In fact, the Five Elements gives one a paradigm that can be used for consistency between emotions, behaviors, and personality. They can also be described abstractly as representations of the transformation that occurs in the world around us, as metaphors for describing how things interact, relate, process and change. Their levels of intensity fluctuate with the changes of time and each other. If Yin and Yang can be thought of as polar opposites, then the Five Elements is just a simple system of gears. As a result, this theory provides an excellent basis for a holistic approach to a healthy lifestyle.
The five elements themselves are taken both literally and metaphorically. The natural material substances of soil, metals, liquids, wood and combustion all represent their respective elements. However, since everything in existence is categorized as one of the five elements, it is not necessary for an object to be physically comprised of these materials.
Knowing the representations of each element and how they interact, you can modify the objects around you to change the flow of energy to your benefit. Let us take a closer look at each element.
Earth represents the root and foundation, the environment where all things begin life and return to at the end. Earth supports and nurtures. Its strength is wisdom, natural instinct, sturdy balance and fairness. People of the Earth element are loyal, supportive, practical, steady, patient, persevering, dependable, dedicated and full of inner strength. Associations with the Earth element include the colors of yellow, orange and brown; squares and other squat, sturdy shapes; clay, brick, cement and stone.

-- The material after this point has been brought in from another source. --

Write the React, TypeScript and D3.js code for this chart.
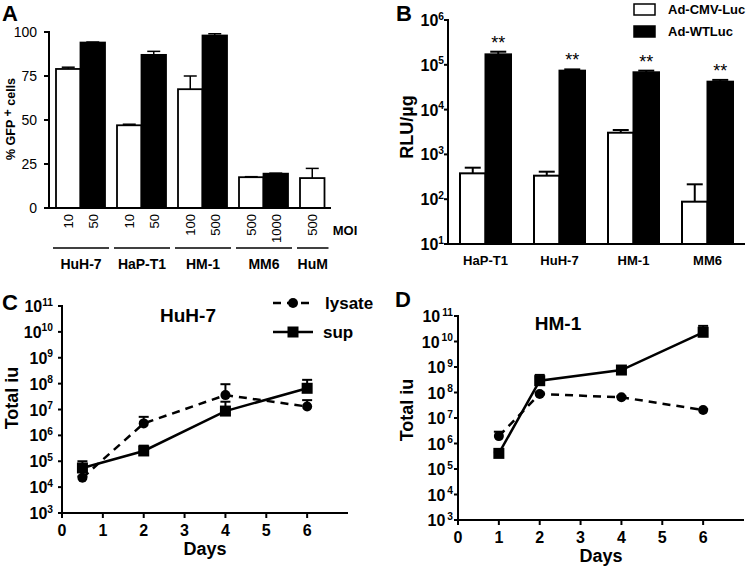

Metal represents new direction, innovation, solidity, Autumn, strength, and the ability to conduct and contain. People of the Metal element are firm, resolute, organized, independent, intuitive, serious and sometimes stubborn. Associations with the Metal element include the colors of white, silver and gold; round and dome-like shapes; all metallic objects and hardware.
Water represents communication, flow, the inner self, Winter, and the ability to nurture and support. People of the Water element are persuasive and are adept in diplomacy, empathetic, intuitive, flexible and adaptive, artistic, sociable and sometimes sensitive. Associations with Water include the colors of blue and black, curvy and flowing shapes, all forms of liquids.
Wood represents actions, growth, expansion, education, Spring, flexible strength and versatility. People of the Wood element are energetic, enthusiastic, outgoing, can take direction and turn it into action. Associations with Wood include the colors of green, turquoise and teal; tall, columnlike shapes; trees and all plant life; wooden materials including paper.
Fire represents honour, fairness, aggression, action, Summer, timing and execution. People of the Fire element are passionate, inspiring, action-oriented, innovative, humorous and sometimes impatient. Associations with Fire include the colors of red, pink and purple; triangles and spire shapes; light, warmth, and all sources of fire and heat.